Komposisi kepengurusan Danantara yang banyak diisi oleh nama-nama asing menimbulkan berbagai reaksi dari publik. Salah satunya, Direktur Eksekutif Center of Economic and Law Studies (Celios), Bhima Yudhistira Adhinegara.
Baca Juga
Bhima menjelaskan, keberadaan tenaga ahli internasional di dalam sebuah perusahaan besar sering kali dianggap sebagai keuntungan, terutama dalam hal pengalaman global, jejaring bisnis, dan manajemen profesional.
Advertisement
Namun, masalah utama dalam kepengurusan Danantara bukanlah dominasi individu asing itu sendiri, tetapi keberadaan sosok Mantan Perdana Menteri Thailand Thaksin Shinawatra yang memiliki rekam jejak kontroversial.
"Bukan masalah nama asing nya tapi ada sosok seperti Thaksin sebagai dewan penasihat yang problematis. Investor bereaksi negatif masuknya Thaksin sebagai Dewan Penasihat," kata Bhima kepada Liputan6.com, Selasa (25/3/2025).

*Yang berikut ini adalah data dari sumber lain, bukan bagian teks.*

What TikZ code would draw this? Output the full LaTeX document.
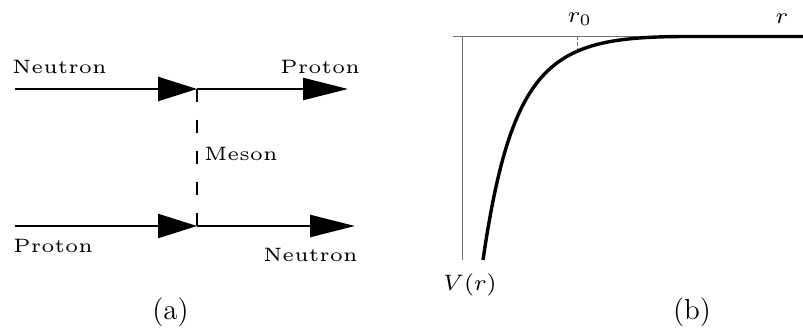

Menurut Bhima, kehadiran Thaksin dalam Danantara bisa menimbulkan kekhawatiran di kalangan investor dan publik terkait kredibilitas serta potensi celah korupsi di dalam perusahaan tersebut.
Jejak Kasus Thaksin
Masuknya Thaksin sebagai dewan penasihat memicu reaksi negatif dari investor. Ketidakpercayaan ini bukan tanpa alasan, mengingat Thaksin memiliki sejarah panjang terkait berbagai kasus hukum, khususnya di bidang korupsi dan penghindaran pajak.
Beberapa kasus yang mencoreng reputasi mantan Perdana Menteri Thailand ini antara lain Pada 2006, keluarga Thaksin melepas saham Shin Corp ke Temasek Holdings, perusahaan investasi milik pemerintah Singapura.
Namun, transaksi tersebut dilakukan tanpa membayar capital gain tax, yang kemudian menjadi salah satu skandal keuangan terbesar di Thailand.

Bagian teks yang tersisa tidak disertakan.